A construção de um centro de cuidados continuados na Rua Central do Seixo, em S. Mamede de Infesta, remonta a 2008. Deveria ter sido edificado pela cooperativa Realidade Social, que beneficiou de uma cedência de terrenos e de financiamento camarário no valor de quatro milhões. Contudo, a empreitada nunca foi concluída e a cooperativa foi processada judicialmente pelo empreiteiro. A câmara acabou por assumir a dívida da cooperativa no valor de 2,2 milhões de euros, assim como o débito desta ao Fisco de 676 mil euros.

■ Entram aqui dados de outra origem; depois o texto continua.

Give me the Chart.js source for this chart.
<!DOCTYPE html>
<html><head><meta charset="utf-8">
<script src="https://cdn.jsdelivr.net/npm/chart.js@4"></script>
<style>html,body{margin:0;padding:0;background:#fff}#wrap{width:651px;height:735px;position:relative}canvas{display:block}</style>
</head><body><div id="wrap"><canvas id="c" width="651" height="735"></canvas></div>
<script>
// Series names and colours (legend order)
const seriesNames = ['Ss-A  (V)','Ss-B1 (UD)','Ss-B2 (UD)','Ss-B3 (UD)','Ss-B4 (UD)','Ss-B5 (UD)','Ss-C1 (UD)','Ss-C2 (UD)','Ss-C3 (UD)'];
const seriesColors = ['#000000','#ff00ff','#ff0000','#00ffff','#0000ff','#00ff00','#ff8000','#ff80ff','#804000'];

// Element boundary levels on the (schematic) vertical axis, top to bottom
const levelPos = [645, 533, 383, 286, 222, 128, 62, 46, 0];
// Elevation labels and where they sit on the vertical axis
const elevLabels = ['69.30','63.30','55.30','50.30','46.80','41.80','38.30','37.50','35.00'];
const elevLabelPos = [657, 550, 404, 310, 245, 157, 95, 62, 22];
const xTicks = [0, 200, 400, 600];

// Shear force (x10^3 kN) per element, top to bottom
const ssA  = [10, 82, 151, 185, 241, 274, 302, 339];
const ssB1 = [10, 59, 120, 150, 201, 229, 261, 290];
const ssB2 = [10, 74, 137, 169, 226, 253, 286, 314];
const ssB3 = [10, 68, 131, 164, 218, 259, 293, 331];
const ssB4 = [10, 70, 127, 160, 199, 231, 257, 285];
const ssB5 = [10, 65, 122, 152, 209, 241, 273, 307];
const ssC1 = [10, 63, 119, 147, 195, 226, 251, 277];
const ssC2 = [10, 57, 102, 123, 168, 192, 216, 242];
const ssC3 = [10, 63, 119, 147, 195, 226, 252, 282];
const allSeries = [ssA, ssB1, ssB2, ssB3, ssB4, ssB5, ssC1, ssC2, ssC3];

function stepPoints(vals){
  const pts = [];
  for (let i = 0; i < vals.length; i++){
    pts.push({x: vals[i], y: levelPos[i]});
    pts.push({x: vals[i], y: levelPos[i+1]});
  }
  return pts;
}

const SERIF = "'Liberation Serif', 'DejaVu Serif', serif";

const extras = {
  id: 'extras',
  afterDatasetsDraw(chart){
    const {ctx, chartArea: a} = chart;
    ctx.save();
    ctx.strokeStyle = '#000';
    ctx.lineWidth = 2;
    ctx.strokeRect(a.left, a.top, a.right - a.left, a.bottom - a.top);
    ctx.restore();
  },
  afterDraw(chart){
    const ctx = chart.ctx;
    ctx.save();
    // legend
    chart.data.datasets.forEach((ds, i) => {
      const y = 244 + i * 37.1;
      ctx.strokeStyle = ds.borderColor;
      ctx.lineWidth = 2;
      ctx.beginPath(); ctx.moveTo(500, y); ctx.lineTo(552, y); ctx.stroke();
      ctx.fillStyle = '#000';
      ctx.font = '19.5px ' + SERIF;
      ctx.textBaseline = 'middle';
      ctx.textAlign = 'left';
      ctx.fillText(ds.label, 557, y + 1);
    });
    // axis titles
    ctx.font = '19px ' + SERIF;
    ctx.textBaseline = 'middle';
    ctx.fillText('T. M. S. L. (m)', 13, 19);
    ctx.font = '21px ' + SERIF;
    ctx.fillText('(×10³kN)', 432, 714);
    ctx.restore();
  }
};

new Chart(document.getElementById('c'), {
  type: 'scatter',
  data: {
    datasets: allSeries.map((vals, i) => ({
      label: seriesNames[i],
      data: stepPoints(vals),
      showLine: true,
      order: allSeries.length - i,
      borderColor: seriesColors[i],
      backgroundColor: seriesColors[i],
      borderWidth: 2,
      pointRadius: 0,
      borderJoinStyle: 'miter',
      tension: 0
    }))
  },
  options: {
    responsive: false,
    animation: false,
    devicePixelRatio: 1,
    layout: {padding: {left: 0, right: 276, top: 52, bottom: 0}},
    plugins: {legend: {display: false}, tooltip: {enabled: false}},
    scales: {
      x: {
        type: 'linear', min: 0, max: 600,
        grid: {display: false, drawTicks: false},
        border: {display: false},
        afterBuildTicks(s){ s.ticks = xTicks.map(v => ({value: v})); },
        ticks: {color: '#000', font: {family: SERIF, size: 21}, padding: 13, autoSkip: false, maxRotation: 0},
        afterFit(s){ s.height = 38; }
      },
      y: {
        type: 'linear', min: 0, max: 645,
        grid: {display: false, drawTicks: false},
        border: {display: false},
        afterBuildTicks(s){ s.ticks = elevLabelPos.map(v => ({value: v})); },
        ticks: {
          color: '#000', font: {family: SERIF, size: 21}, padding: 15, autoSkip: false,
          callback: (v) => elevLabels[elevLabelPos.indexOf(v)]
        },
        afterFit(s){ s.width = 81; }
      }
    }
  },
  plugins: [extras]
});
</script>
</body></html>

Cinco anos depois, a conclusão da empreitada foi adjudicada à LarDouro. Mas só a 5 de maio passado é que a empresa abriu o concurso para finalizar o equipamento, numa altura em que o centro de cuidados continuados já deveria estar a funcionar. Considerando que a LarDouro estava em incumprimento contratual, o Município de Matosinhos deu entrada com um processo no Juízo Central Cível da Póvoa do Varzim, exigindo da empresa o pagamento de 178 mil euros (acrescidos de juros), além de uma sanção de mil euros por cada dia de atraso na abertura da unidade.

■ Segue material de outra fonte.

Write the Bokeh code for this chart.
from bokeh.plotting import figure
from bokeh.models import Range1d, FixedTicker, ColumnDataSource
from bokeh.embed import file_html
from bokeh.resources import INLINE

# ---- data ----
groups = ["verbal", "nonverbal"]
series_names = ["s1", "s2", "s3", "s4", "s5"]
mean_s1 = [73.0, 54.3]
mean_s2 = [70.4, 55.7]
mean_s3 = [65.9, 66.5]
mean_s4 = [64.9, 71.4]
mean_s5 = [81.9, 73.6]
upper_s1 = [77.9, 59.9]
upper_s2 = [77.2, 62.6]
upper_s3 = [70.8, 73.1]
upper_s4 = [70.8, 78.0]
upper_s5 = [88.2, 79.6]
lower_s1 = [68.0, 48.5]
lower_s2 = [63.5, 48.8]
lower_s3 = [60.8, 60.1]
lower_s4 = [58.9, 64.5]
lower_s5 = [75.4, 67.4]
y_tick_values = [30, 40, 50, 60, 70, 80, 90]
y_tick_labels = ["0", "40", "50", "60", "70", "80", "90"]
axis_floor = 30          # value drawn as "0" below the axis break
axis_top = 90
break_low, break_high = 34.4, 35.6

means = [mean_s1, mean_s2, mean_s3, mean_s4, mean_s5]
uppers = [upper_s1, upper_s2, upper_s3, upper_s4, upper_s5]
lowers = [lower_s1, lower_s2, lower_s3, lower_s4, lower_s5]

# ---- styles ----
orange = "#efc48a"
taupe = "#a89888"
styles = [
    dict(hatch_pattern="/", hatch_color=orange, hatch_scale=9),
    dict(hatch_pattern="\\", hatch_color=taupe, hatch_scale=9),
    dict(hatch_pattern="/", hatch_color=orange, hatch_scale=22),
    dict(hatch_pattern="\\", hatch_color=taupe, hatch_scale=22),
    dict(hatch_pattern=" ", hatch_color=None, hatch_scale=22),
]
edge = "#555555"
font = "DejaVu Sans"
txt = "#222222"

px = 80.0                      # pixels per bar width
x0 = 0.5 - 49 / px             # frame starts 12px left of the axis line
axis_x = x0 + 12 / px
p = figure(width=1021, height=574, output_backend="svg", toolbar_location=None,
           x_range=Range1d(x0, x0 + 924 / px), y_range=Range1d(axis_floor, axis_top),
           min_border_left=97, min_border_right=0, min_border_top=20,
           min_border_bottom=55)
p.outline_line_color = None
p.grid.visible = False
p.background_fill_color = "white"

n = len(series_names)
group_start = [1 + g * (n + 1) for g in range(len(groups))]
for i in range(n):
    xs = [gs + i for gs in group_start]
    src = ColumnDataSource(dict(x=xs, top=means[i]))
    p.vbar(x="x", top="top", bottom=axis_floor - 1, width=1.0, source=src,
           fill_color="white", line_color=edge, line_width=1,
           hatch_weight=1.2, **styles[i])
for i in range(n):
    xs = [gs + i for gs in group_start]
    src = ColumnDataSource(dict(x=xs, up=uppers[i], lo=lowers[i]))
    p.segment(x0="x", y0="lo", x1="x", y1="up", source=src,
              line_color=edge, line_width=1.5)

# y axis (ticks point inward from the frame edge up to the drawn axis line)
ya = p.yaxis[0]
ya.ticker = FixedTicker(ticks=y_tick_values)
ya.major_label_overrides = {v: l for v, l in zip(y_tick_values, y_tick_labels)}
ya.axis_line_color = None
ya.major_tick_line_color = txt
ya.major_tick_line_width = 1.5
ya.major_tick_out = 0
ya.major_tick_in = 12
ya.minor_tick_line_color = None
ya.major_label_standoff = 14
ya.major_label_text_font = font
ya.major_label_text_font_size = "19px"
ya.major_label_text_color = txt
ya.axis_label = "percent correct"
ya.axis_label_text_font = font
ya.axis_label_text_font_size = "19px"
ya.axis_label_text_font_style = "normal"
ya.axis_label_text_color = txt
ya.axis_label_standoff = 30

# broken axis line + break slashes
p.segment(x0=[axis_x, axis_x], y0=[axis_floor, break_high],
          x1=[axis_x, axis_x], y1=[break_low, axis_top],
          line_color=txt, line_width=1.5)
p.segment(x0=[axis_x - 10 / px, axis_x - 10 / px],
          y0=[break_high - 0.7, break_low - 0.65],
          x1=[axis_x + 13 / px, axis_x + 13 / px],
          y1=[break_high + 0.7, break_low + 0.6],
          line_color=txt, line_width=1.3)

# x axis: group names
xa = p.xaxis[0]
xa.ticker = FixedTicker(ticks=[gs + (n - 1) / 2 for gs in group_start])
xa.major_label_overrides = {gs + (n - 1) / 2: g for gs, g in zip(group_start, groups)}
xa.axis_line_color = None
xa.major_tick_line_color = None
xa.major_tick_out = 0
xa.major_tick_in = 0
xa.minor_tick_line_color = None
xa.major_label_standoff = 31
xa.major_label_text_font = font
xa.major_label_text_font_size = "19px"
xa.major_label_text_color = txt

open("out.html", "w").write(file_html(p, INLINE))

Ontem, o Executivo, liderado por Luísa Salgueiro, aprovou sozinho uma proposta que visa isentar a LarDouro do pagamento de 842 mil euros de taxas de construção, compensando uma empresa que está em incumprimento e contrariando um parecer dos serviços jurídicos da câmara. Nesse documento, alertam que, apesar de se estar “perante uma operação de relevante interesse” para o concelho, a isenção de taxas “atentaria contra os princípios de prossecução do interesse público, de igualdade e transparência e de concorrência”.
Assuntos distintos
“A câmara está a beneficiar uma entidade que é devedora de milhares de euros ao município”, enfatiza o vereador do PSD, Bruno Pereira, estranhando a forma como a autarquia tem vindo a lidar com todo o processo. “No mínimo, considero estranho, tendo em conta o disposto no parecer dos serviços jurídicos”, concorda o vereador da CDU, José Pedro Rodrigues, exigindo explicações sobre “este perdão milionário”. O movimento António Parada Sim acompanhou PSD e CDU na oposição ao perdão de taxas. “É uma tentativa de branqueamento, de se livrar a LarDouro do pagamento da multa”, vinca Sérgio Meira.

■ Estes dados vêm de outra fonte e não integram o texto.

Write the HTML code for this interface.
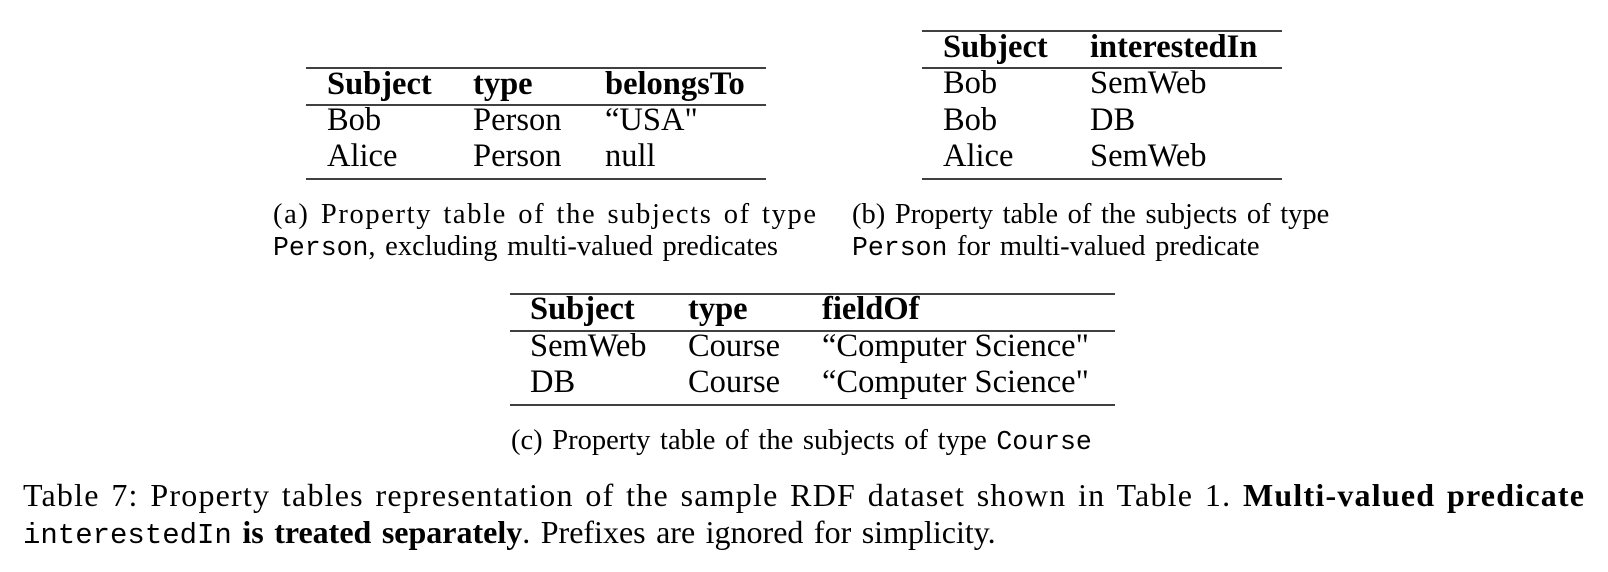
<!DOCTYPE html>
<html><head><meta charset="utf-8"><style>
html,body{margin:0;padding:0;background:#fff;}
svg{display:block}
.t{font-family:"Liberation Serif",serif;font-size:32.5px;fill:#000}
.b{font-weight:bold}
.c{font-family:"Liberation Serif",serif;font-size:28.5px;fill:#000;word-spacing:2.5px}
.m{font-family:"Liberation Mono",monospace;font-size:26.5px;word-spacing:0}
.k{font-family:"Liberation Serif",serif;font-size:32px;fill:#000;word-spacing:2.5px}
.km{font-family:"Liberation Mono",monospace;font-size:29px;word-spacing:0}
</style></head><body>
<svg width="1608" height="572" viewBox="0 0 1608 572" xmlns="http://www.w3.org/2000/svg">
<g stroke="#000" stroke-width="1.6">
<line x1="306" y1="68" x2="766" y2="68"/><line x1="306" y1="105" x2="766" y2="105"/><line x1="306" y1="179" x2="766" y2="179"/>
<line x1="922" y1="31" x2="1282" y2="31"/><line x1="922" y1="68" x2="1282" y2="68"/><line x1="922" y1="179" x2="1282" y2="179"/>
<line x1="510" y1="294" x2="1115" y2="294"/><line x1="510" y1="331" x2="1115" y2="331"/><line x1="510" y1="405" x2="1115" y2="405"/>
</g>
<text class="t b" x="327" y="94">Subject</text><text class="t b" x="473" y="94">type</text><text class="t b" x="605" y="94">belongsTo</text>
<text class="t" x="327" y="130">Bob</text><text class="t" x="473" y="130">Person</text><text class="t" x="605" y="130">“USA"</text>
<text class="t" x="327" y="166">Alice</text><text class="t" x="473" y="166">Person</text><text class="t" x="605" y="166">null</text>

<text class="t b" x="943" y="57">Subject</text><text class="t b" x="1090" y="57">interestedIn</text>
<text class="t" x="943" y="93">Bob</text><text class="t" x="1090" y="93">SemWeb</text>
<text class="t" x="943" y="130">Bob</text><text class="t" x="1090" y="130">DB</text>
<text class="t" x="943" y="166">Alice</text><text class="t" x="1090" y="166">SemWeb</text>

<text class="c" x="273" y="223" textLength="543" lengthAdjust="spacing">(a) Property table of the subjects of type</text>
<text class="c" x="273" y="255"><tspan class="m">Person</tspan>, excluding multi-valued predicates</text>
<text class="c" x="852" y="223">(b) Property table of the subjects of type</text>
<text class="c" x="852" y="255"><tspan class="m">Person</tspan> for multi-valued predicate</text>

<text class="t b" x="530" y="319">Subject</text><text class="t b" x="688" y="319">type</text><text class="t b" x="822" y="319">fieldOf</text>
<text class="t" x="530" y="356">SemWeb</text><text class="t" x="688" y="356">Course</text><text class="t" x="822" y="356">“Computer Science"</text>
<text class="t" x="530" y="392">DB</text><text class="t" x="688" y="392">Course</text><text class="t" x="822" y="392">“Computer Science"</text>

<text class="c" x="511" y="449">(c) Property table of the subjects of type <tspan class="m">Course</tspan></text>

<text class="k" x="23" y="506" textLength="1561" lengthAdjust="spacing">Table 7:  Property tables representation of the sample RDF dataset shown in Table 1.  <tspan font-weight="bold">Multi-valued predicate</tspan></text>
<text class="k" x="23" y="543"><tspan class="km">interestedIn</tspan> <tspan font-weight="bold">is treated separately</tspan>. Prefixes are ignored for simplicity.</text>
</svg>
</body></html>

A presidente do município argumenta que estão a ser misturados dois assuntos distintos. “Coloquei a empresa em tribunal, porque tinha um prazo para ter o equipamento a funcionar. Estava previsto no contrato. Coisa diferente é a construção. O regulamento prevê que possa ser isentada do pagamento de taxas por ser um equipamento de relevante interesse municipal”, explica Luísa Salgueiro, revelando que pediu um parecer à Comissão de Coordenação e Desenvolvimento Regional do Norte, que foi favorável ao perdão de taxas. “Todas as unidades semelhantes em concelhos vizinhos estão isentas. Matosinhos não tem uma única cama de cuidados continuados. É um projeto que ficou em primeiro lugar na candidatura ao Plano de Recuperação e Resiliência. Não é uma isenção feita especificamente para este equipamento. Todos os outros que possam surgir no concelho também serão isentos de taxas”.
CCDR-Norte
Pormenores
Autarca na direção
A presidente da Câmara de Matosinhos, Luísa Salgueiro, integrou a direção da cooperativa Realidade Social (de 2010 a 2015), que foi dissolvida e liquidada em 2015.
Concurso público
Em 2020, a Câmara de Matosinhos lançou um concurso público para a conclusão do centro de cuidados, atribuindo um direito de superfície pelo prazo de 50 anos que previa o pagamento de uma renda anual de 76 mil euros.
Em três anos
A unidade, com 166 camas (37 relativas a cuidados de média duração, 129 relativas a longa duração e manutenção), deveria ter sido construída em 36 meses.